• **What you need to do**
Gather from the listing below each line that includes the word "this", and copy it.

• **Provided data**
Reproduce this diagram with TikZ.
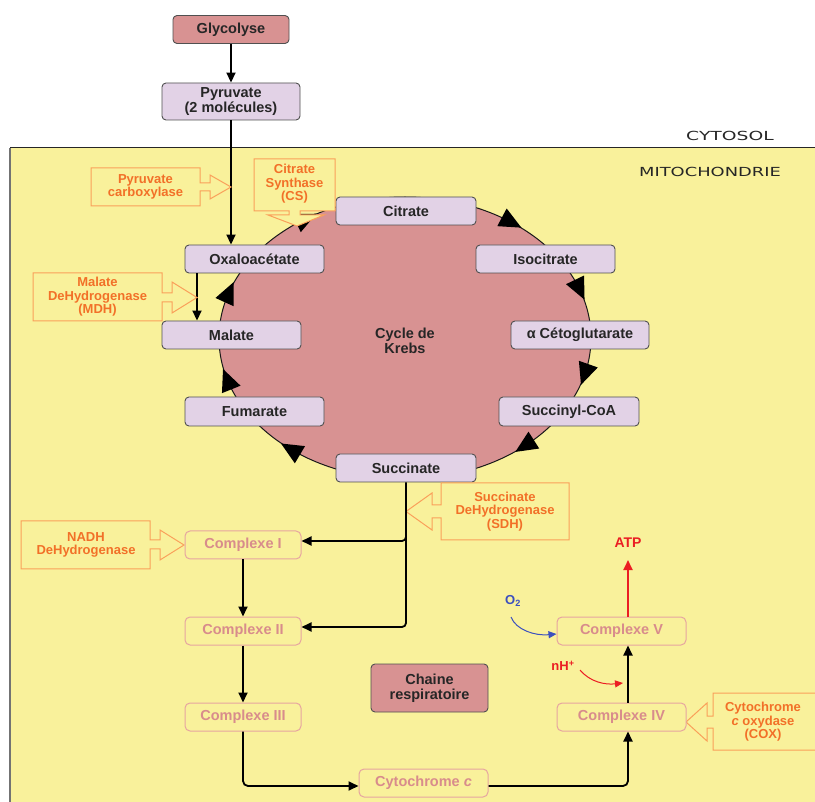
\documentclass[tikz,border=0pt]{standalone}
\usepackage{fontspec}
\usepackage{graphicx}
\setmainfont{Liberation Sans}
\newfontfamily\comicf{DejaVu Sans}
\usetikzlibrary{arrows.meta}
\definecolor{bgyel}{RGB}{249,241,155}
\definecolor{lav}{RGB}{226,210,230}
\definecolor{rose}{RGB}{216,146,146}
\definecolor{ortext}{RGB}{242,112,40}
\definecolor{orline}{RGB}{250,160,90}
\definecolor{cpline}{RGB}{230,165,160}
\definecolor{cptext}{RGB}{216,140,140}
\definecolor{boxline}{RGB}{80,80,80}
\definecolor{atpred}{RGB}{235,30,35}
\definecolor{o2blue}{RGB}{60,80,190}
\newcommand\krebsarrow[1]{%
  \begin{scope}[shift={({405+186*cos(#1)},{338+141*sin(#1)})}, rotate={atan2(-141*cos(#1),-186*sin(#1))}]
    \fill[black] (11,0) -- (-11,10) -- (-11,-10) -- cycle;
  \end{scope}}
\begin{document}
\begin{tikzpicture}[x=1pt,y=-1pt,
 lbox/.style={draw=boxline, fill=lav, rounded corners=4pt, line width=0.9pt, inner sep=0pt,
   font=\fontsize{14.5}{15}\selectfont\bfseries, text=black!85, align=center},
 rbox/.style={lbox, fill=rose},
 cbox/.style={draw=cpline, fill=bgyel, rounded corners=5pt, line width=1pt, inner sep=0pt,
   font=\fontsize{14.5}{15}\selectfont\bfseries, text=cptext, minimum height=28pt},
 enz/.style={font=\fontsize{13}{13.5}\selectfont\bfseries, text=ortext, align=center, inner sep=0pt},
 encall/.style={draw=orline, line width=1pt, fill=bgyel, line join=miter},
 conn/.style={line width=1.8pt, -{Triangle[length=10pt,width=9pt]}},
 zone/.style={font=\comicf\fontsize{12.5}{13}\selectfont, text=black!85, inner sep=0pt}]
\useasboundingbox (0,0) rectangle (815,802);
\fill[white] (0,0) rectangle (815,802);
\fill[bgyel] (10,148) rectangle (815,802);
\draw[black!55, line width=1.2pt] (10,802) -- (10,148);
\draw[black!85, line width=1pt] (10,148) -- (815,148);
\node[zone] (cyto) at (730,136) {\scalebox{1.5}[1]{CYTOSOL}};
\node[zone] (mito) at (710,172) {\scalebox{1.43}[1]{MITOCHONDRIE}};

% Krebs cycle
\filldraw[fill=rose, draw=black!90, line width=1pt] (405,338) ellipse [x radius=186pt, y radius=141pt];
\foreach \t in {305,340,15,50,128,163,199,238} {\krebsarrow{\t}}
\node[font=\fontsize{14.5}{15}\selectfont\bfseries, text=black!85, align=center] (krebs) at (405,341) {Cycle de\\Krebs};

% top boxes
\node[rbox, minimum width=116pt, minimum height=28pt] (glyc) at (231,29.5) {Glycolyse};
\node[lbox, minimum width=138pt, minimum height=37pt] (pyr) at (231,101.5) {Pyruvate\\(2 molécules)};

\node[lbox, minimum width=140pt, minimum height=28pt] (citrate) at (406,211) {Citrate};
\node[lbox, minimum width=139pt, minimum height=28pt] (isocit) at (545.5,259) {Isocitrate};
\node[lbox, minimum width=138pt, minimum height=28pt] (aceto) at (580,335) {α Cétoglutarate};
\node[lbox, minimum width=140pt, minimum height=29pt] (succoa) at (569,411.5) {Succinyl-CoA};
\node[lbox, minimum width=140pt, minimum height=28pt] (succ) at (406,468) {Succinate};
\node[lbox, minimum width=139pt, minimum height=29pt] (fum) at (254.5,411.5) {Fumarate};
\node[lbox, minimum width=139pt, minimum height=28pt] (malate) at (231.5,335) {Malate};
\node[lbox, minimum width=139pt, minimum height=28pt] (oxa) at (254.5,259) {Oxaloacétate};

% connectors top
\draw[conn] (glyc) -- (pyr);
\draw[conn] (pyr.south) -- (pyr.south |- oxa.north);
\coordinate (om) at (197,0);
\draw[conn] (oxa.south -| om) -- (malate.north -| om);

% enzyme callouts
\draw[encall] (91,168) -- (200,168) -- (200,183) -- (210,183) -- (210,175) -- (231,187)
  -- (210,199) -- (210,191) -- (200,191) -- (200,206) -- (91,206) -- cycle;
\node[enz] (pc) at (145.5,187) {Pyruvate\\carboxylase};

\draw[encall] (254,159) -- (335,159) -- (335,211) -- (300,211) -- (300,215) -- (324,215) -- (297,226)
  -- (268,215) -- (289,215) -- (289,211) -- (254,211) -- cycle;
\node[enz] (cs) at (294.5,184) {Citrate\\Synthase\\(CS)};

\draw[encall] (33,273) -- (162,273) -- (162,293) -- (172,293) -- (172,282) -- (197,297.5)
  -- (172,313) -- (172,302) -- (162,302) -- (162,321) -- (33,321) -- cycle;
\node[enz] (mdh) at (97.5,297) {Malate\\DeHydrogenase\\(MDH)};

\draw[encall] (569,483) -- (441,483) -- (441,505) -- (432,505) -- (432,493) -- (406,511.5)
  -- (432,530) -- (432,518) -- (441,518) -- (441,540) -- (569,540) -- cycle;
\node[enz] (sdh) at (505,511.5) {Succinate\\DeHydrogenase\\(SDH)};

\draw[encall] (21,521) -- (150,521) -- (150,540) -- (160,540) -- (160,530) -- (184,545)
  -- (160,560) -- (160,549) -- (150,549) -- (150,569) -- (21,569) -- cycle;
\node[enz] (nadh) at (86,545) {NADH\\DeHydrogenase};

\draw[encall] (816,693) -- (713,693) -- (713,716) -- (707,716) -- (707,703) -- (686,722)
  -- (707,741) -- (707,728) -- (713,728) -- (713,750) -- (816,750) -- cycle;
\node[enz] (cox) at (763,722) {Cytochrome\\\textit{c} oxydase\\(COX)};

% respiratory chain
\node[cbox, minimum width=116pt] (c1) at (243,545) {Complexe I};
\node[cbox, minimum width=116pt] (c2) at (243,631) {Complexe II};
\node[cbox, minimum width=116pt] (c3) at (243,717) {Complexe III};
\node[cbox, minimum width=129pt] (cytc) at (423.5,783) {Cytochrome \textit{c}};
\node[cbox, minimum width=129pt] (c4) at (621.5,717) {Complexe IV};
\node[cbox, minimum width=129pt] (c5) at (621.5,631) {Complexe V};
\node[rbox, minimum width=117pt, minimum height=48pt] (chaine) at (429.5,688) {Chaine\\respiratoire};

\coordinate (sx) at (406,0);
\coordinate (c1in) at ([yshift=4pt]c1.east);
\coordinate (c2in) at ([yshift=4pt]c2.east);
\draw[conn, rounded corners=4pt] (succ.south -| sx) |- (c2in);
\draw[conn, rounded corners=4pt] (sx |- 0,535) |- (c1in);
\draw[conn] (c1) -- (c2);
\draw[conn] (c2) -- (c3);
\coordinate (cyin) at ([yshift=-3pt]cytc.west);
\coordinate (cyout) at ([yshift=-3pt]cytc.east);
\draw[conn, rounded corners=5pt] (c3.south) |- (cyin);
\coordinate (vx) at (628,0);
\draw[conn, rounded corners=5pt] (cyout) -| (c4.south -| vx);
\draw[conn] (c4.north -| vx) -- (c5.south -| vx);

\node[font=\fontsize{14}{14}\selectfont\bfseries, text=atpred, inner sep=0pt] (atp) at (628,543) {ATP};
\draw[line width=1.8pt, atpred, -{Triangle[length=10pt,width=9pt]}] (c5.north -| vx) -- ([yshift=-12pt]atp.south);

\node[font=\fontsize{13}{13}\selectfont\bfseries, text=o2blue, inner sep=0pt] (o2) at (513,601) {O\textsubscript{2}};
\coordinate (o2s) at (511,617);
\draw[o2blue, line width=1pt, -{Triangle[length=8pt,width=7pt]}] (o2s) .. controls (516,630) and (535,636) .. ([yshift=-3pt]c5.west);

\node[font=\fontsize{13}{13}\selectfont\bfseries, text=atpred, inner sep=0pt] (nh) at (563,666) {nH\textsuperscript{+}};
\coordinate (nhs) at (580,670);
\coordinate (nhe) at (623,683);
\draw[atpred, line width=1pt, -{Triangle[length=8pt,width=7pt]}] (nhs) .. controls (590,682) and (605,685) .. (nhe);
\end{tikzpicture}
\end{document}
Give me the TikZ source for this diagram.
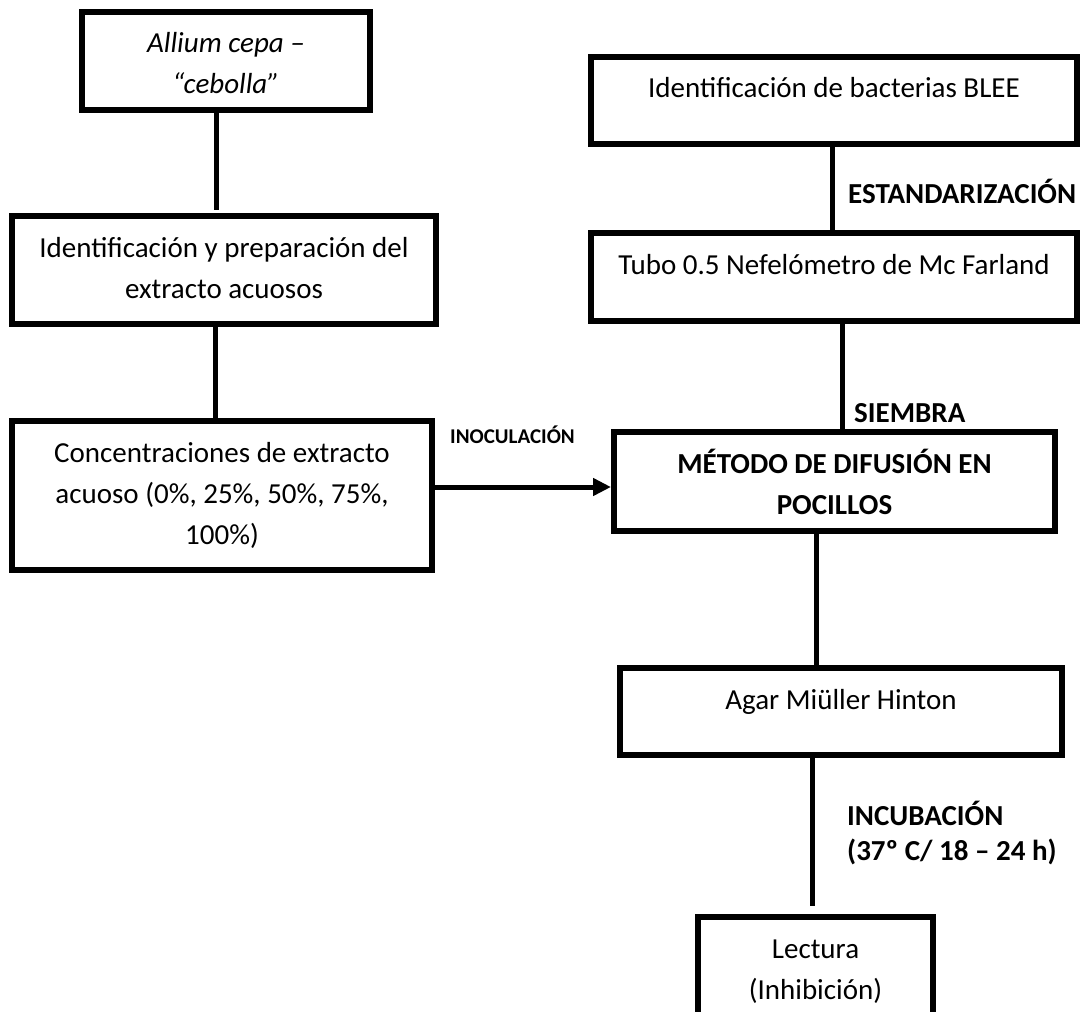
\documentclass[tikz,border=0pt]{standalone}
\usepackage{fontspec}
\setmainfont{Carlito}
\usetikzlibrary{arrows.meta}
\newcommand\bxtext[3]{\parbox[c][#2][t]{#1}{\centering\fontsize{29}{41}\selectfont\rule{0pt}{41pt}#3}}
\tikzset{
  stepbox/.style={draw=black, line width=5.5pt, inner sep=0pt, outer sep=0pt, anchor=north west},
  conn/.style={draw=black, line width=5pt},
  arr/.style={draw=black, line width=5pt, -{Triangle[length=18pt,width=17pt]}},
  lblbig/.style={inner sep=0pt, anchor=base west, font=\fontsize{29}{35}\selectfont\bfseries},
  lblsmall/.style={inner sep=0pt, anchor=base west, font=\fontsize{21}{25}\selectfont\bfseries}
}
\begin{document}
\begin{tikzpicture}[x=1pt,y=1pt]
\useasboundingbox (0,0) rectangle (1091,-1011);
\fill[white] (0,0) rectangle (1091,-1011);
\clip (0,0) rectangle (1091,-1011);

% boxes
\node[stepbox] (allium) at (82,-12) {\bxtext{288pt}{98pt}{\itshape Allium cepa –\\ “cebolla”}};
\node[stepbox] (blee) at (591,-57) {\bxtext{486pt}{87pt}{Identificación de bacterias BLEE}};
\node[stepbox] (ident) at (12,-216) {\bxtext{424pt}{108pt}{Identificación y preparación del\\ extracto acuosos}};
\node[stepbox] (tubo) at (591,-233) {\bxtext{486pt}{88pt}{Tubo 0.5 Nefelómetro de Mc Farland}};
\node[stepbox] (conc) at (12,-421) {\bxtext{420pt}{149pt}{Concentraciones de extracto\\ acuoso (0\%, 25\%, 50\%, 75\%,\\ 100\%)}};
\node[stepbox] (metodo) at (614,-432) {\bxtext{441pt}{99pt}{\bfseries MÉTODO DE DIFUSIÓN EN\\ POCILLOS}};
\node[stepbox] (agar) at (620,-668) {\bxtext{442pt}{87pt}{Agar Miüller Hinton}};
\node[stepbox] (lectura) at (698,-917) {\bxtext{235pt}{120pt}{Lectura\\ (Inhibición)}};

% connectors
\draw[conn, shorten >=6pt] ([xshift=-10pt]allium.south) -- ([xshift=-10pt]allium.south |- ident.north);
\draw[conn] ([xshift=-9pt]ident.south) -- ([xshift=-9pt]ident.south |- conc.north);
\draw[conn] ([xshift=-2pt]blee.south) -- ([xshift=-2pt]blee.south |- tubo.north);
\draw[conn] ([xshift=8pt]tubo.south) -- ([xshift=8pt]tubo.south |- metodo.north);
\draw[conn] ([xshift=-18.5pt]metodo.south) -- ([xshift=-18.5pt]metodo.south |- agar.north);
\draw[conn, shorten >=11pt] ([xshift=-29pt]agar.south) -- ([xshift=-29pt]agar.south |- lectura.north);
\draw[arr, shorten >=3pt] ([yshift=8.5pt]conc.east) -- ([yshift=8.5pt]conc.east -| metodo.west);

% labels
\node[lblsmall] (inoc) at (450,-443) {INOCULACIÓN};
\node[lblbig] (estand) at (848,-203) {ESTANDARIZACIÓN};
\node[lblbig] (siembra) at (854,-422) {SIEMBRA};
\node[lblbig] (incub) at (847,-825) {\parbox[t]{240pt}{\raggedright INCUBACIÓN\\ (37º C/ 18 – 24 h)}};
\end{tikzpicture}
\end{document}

• **Reply**
Reproduce this diagram with TikZ.
Give me the TikZ source for this diagram.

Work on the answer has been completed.